He aquí una novela que podría ocupar una temporada entera de Black Mirror avergonzando a Charlie Brooker, su creador. Cierto es que el lector deberá pasar por alto que a veces Ian McEwan nos dé gato por liebre, como por ejemplo al no justificar de un modo convincente por qué Charlie, el bróker doméstico que hace las veces de narrador, quiera gastarse el dinero de su herencia materna en un robot perfectamente humano. Sabemos de su querencia por la inteligencia artificial, pero ¿para qué quiere a Adán? ¿Como un criado? ¿Como una mascota? ¿Como un potencial rival amoroso? Sus motivaciones son un misterio, por mucho que sirvan como motor, narrativo y conceptual, para que McEwan ponga en circulación una pertinente batería de materias para reflexionar sobre la sociedad contemporánea, no solo en relación al viejo tema del despertar emocional de la robótica, tan caro a la literatura de ciencia ficción, sino a sus preocupaciones de siempre: la culpa, la responsabilidad moral, los secretos que envenenan las relaciones de pareja, el peso de la Historia en nuestra conciencia.
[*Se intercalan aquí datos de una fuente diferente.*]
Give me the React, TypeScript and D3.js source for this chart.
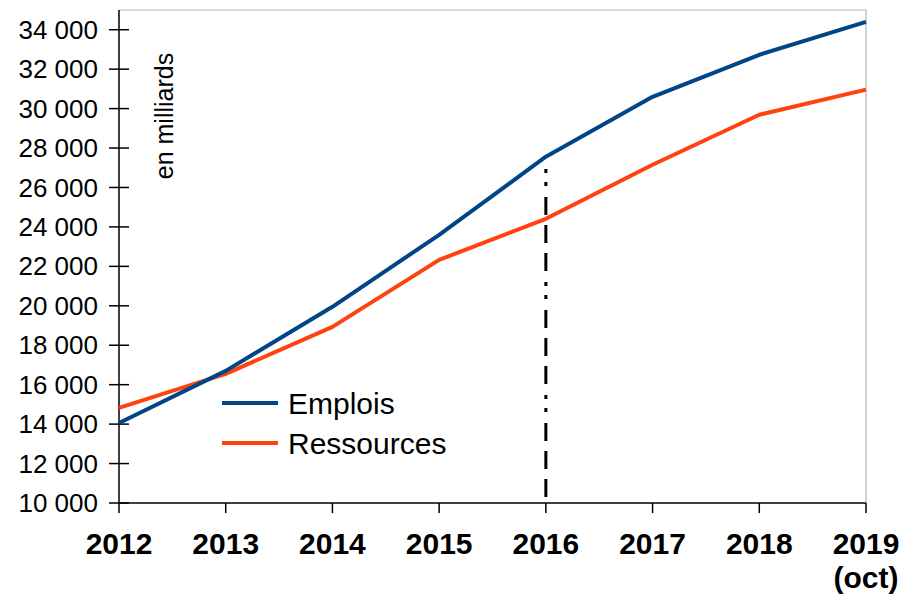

Así las cosas, lo que, en un principio, puede parecer una decisión arbitraria -el hecho de situar la acción en un 1982 ucrónico: Gran Bretaña ha perdido la guerra de las Malvinas contra Argentina; el padre de la cibernética, Alan Turing, no se ha suicidado; la inteligencia artificial ha dado sus frutos antes del siglo XXI-, se nos revela como una singular operación de desplazamiento histórico. Es, claro, una forma de profetizar el desastre posbrexit en un país a la deriva mientras la tecnología pone en crisis la relación con el otro. El telón de fondo de Máquinas como yo es una sociedad caótica, mientras en primer plano se desarrolla un triángulo amoroso francamente extraño, en el que la debilidad de un androide no reside solo en rendirse al objeto amado sino también en su actitud ambivalente ante lo que ello supone, esto es: traicionar a su amo e independizar su conciencia programada para juzgar la paradoja de lo humano.